Boucler la boucle à Milan ?
Quoiqu’il advienne lors des cinq derniers matches, Donadoni pourra se targuer d’un succès. Peut-être le premier vrai succès de sa carrière d’entraîneur. Une carrière qui a débuté en 2001 à Lecco, en Serie C1. Il termine 9ème. Bof. L’année suivante, il tape une moyenne 10ème place en Serie B avec Livourne. Il gagne néanmoins les faveurs d’Enrico Preziosi, tout juste débarqué au Genoa. Objectif : la remontée en Serie A. Mais après trois journées et autant de défaites, Preziosi le lourde. La loose totale. En janvier 2005, il retourne à Livourne, promu en Serie A, et y vit sa seule expérience plutôt concluante. Sa première demi-saison se termine par une 8ème place, et l’année suivante, il démissionne en février 2006 malgré une 5ème position. Des bruits de couloirs disent qu’il savait déjà que Marcello Lippi lui cèderait sa place après le Mondial 2006. Ce qu’il ne savait pas, c’est que l’Italie allait glaner sa quatrième étoile en Allemagne, et que lui allait récupérer une équipe en fin de cycle. Sans cesse comparé (négativement) à Lippi, il échoue lors des quarts de finale l’Euro 2008, après avoir passé miraculeusement les phases de poule. Il prend l’air, revient à Naples et se prend encore un mur. Après avoir obtenu 7 points lors des 7 premières journées, De Laurentiis lui dit « ciao » . A ce moment-là, qu’il le nie ou non, Donadoni se demande très clairement s’il est fait pour ce métier. La suite de l’histoire, c’est une année sabbatique, la nouvelle chance à Cagliari, et la revanche. Enfin.

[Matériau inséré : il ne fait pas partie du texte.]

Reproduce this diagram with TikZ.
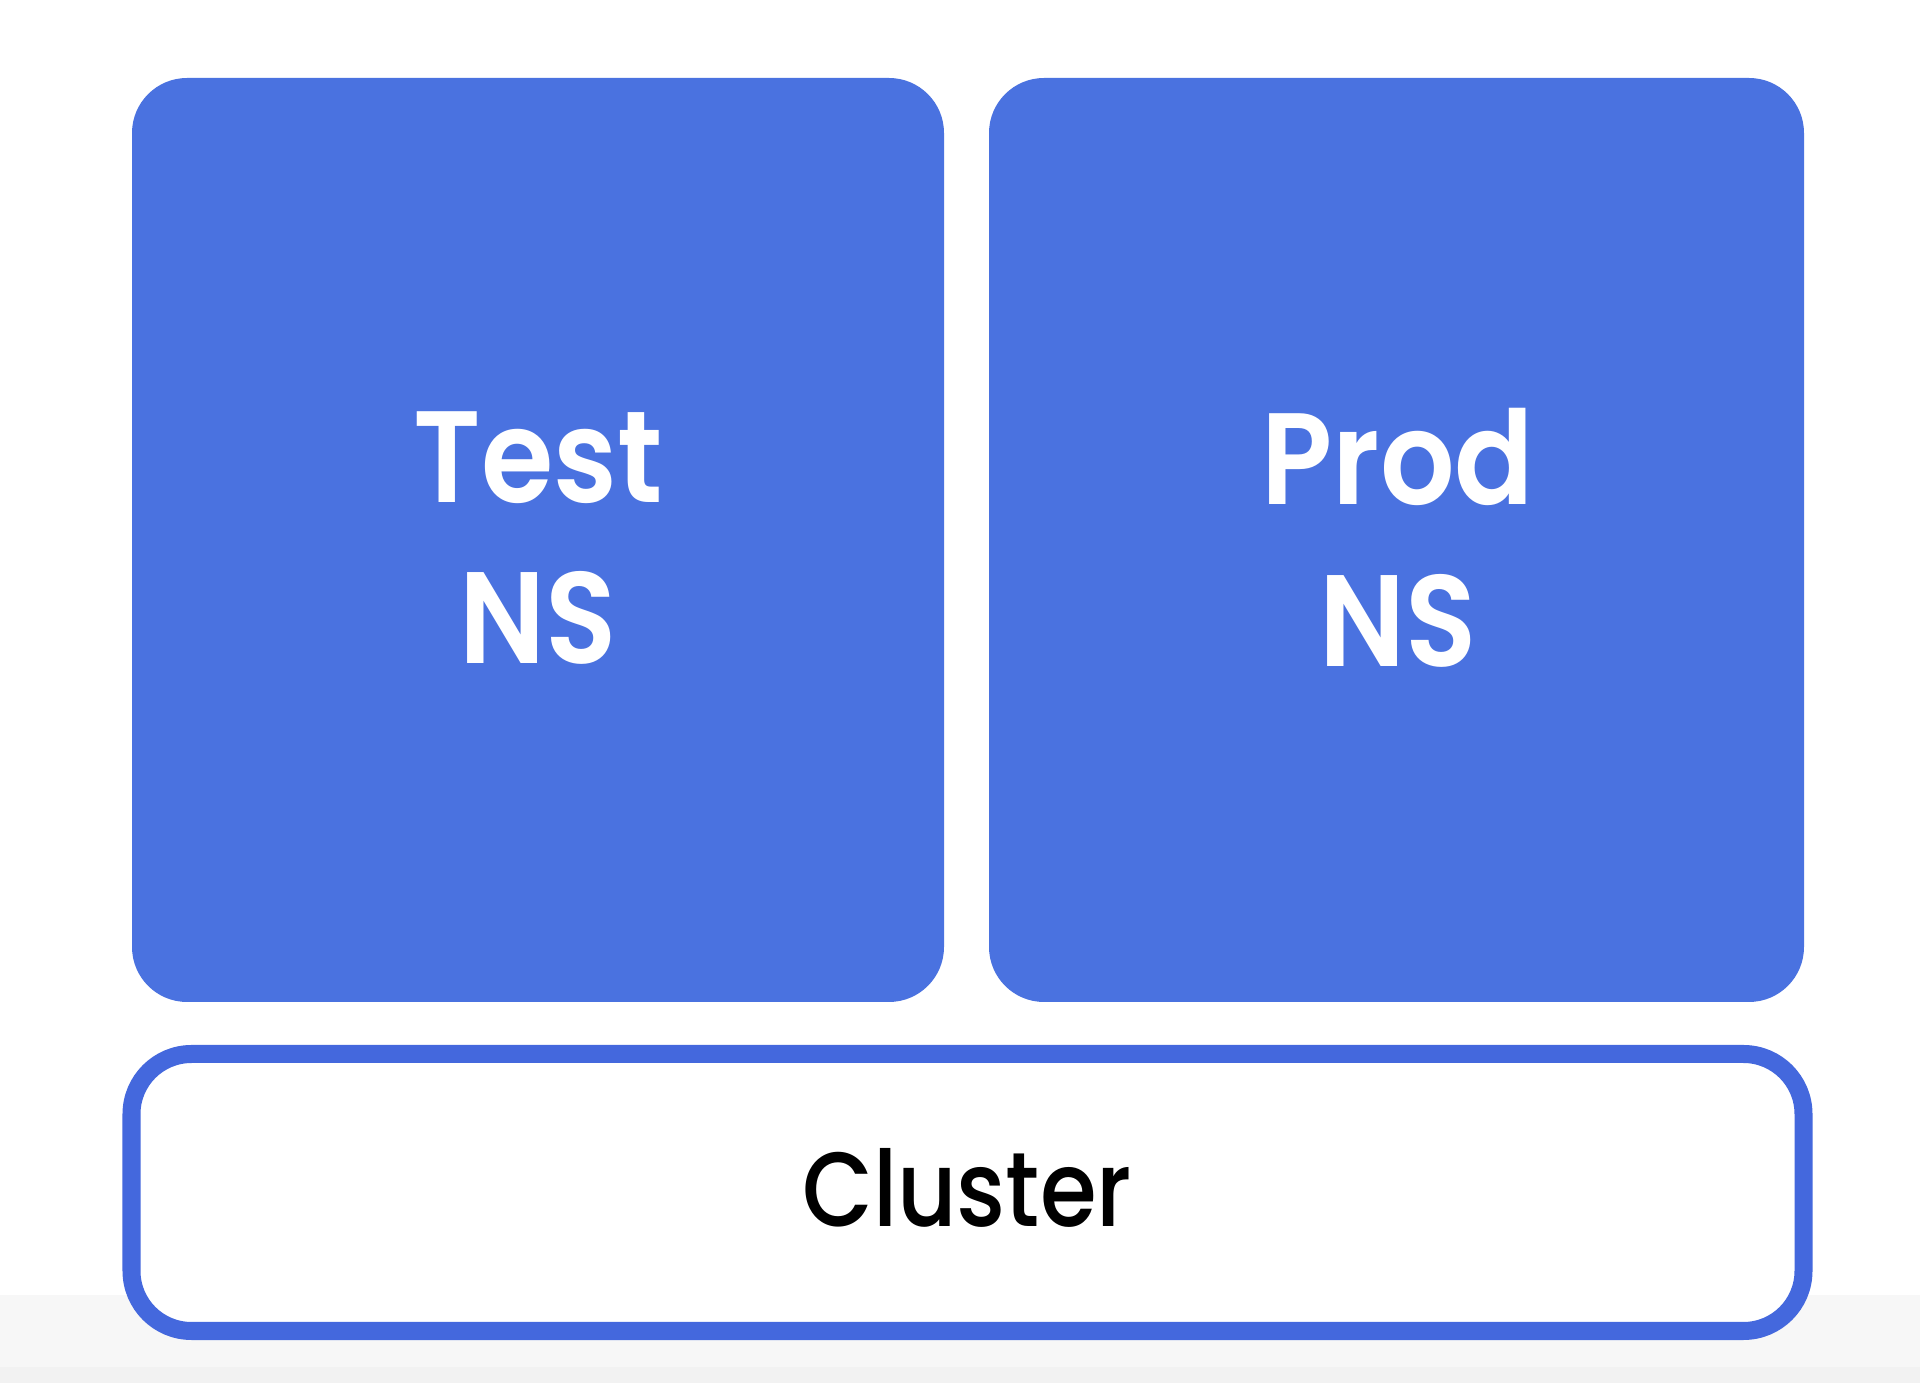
\documentclass[tikz,border=0pt]{standalone}
\usepackage{fontspec}
\setmainfont{Poppins}
\newfontfamily\nsfont{Poppins SemiBold}[FakeStretch=0.9]
\newfontfamily\clfont{Poppins Medium}[FakeStretch=0.87]
\definecolor{nsblue}{RGB}{74,114,224}
\definecolor{clblue}{RGB}{68,104,221}
\definecolor{bandA}{RGB}{247,247,247}
\definecolor{bandB}{RGB}{242,242,242}
\begin{document}
\begin{tikzpicture}[x=0.01cm,y=-0.01cm,
  nsbox/.style={fill=nsblue, draw=none, rounded corners=0.55cm},
  nslabel/.style={text=white, font=\fontsize{37}{46}\nsfont, align=center},
  clbox/.style={draw=clblue, line width=1.8mm, fill=white, rounded corners=0.6cm},
  cllabel/.style={text=black, font=\fontsize{30}{36}\clfont}]
\fill[white] (0,0) rectangle (1920,1383);
\fill[bandA] (0,1295) rectangle (1920,1367);
\fill[bandB] (0,1367) rectangle (1920,1383);
\useasboundingbox (0,0) rectangle (1920,1383);
\fill[nsbox] (132,78) rectangle (944,1002);
\fill[nsbox] (989,78) rectangle (1804,1002);
\node[nslabel] (test) at (538,538) {Test\\NS};
\node[nslabel] (prod) at (1398,538) {Prod\\NS};
\draw[clbox] (131.5,1054) rectangle (1803.5,1331);
\node[cllabel] (cluster) at (967,1188) {Cluster};
\end{tikzpicture}
\end{document}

Mais malgré cette réconciliation avec lui-même en terre sarde, Donadoni conserve, en cachette, un dernier objectif avant de partir en vacances. En prenant 9 points dans les 5 dernières rencontres, il égalerait le record de points du club depuis sa remontée en Serie A, détenu par un certain Massimiliano Allegri. Ainsi, il prouverait à tous qu’il vaut au moins aussi bien que celui qui campe le poste dont il rêve secrètement, sur le banc de « son » Milan AC. Plus qu’une revanche, ce serait alors, implicitement, une candidature.